YOUR OBJECTIVE:
Look through the listing for the word "this". Copy each line that has it.

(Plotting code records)
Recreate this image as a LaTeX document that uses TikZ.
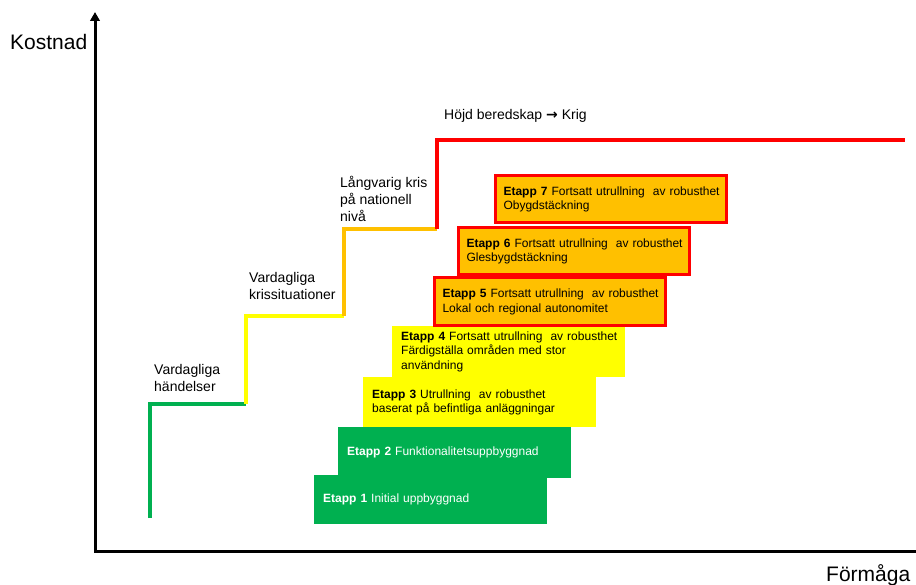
\documentclass[tikz,border=0pt]{standalone}
\usepackage{fontspec}
\setmainfont{Liberation Sans}
\newfontfamily\arrowfont{DejaVu Sans}
\usetikzlibrary{arrows.meta}
\definecolor{cgreen}{HTML}{00B050}
\definecolor{cyellow}{HTML}{FFFF00}
\definecolor{corange}{HTML}{FFC000}
\definecolor{cred}{HTML}{FF0000}
\begin{document}
\begin{tikzpicture}[x=1pt,y=-1pt,
  stagebase/.style={rectangle, anchor=north west, align=left, inner ysep=0pt,
    font=\fontsize{12}{14.6}\selectfont},
  greenstage/.style={stagebase, fill=cgreen, text=white, inner xsep=9pt, text width=215pt},
  yellowstage/.style={stagebase, fill=cyellow, text=black, inner xsep=9pt, text width=215pt},
  orangestage/.style={stagebase, fill=corange, draw=cred, line width=3pt, text=black, inner xsep=8.5pt, text width=214pt},
  steplabel/.style={anchor=north west, align=left, inner sep=0pt, font=\fontsize{14}{17}\selectfont},
  axislabel/.style={anchor=base west, inner sep=0pt, font=\fontsize{21}{24}\selectfont},
  stepline/.style={line width=4pt, line join=miter},
  axisline/.style={line width=3pt, line join=miter, -{Triangle[length=9pt,width=9.5pt]}}
]
\useasboundingbox (0,0) rectangle (916,585);

% axes
\coordinate (origin) at (95,551);
\coordinate (ytop) at (95,12);
\coordinate (xend) at (916,551);
\draw[axisline] (xend) -- (origin) -- (ytop);
\node[axislabel] (kostnad) at (10,50) {Kostnad};
\node[axislabel] (formaga) at (826,581) {Förmåga};

% step line
\coordinate (s0) at (150,518);
\coordinate (s1) at (150,404);
\coordinate (s2) at (246,404);
\coordinate (s3) at (246,316);
\coordinate (s4) at (344,316);
\coordinate (s5) at (344,229);
\coordinate (s6) at (437,229);
\coordinate (s7) at (437,140);
\coordinate (s8) at (905,140);
\draw[stepline, cgreen] (s0) -- (s1) -- (s2);
\draw[stepline, cyellow] (s2) -- (s3) -- (s4);
\draw[stepline, corange] (s4) -- (s5) -- (s6);
\draw[stepline, cred] (s6) -- (s7) -- (s8);

% step labels
\node[steplabel] (l1) at (154,364) {Vardagliga\\händelser};
\node[steplabel] (l2) at (249,272) {Vardagliga\\krissituationer};
\node[steplabel] (l3) at (340,176) {Långvarig kris\\på nationell\\nivå};
\node[steplabel] (l4) at (444,109) {Höjd beredskap {\arrowfont\bfseries →} Krig};

% stages
\node[greenstage, minimum height=49pt] (e1) at (314,475)
  {\mbox{\textbf{Etapp 1} Initial uppbyggnad}};
\node[greenstage, minimum height=51pt] (e2) at (338,427)
  {\mbox{\textbf{Etapp 2} Funktionalitetsuppbyggnad}};
\node[yellowstage, minimum height=50pt] (e3) at (363,377)
  {\mbox{\textbf{Etapp 3} Utrullning\ \ av robusthet}\\\mbox{baserat på befintliga anläggningar}};
\node[yellowstage, minimum height=51pt] (e4) at (392,326)
  {\mbox{\textbf{Etapp 4} Fortsatt utrullning\ \ av robusthet}\\\mbox{Färdigställa områden med stor}\\\mbox{användning}};
\node[orangestage, minimum height=48pt] (e5) at (432.5,276.5)
  {\mbox{\textbf{Etapp 5} Fortsatt utrullning\ \ av robusthet}\\\mbox{Lokal och regional autonomitet}};
\node[orangestage, minimum height=47pt] (e6) at (456.5,226.5)
  {\mbox{\textbf{Etapp 6} Fortsatt utrullning\ \ av robusthet}\\\mbox{Glesbygdstäckning}};
\node[orangestage, minimum height=47pt] (e7) at (493.5,174.5)
  {\mbox{\textbf{Etapp 7} Fortsatt utrullning\ \ av robusthet}\\\mbox{Obygdstäckning}};
\end{tikzpicture}
\end{document}
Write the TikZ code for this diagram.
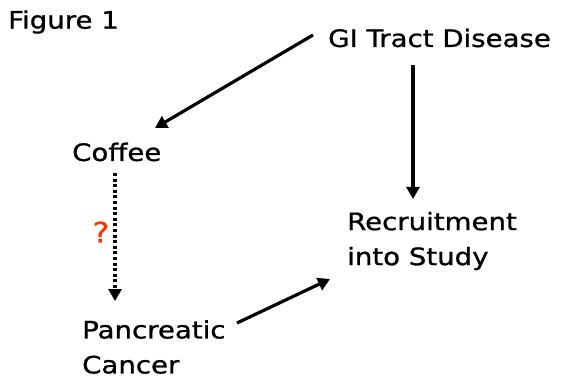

TASK OUTPUT:
Recreate this image as a LaTeX document that uses TikZ.
Write the TikZ code for this diagram.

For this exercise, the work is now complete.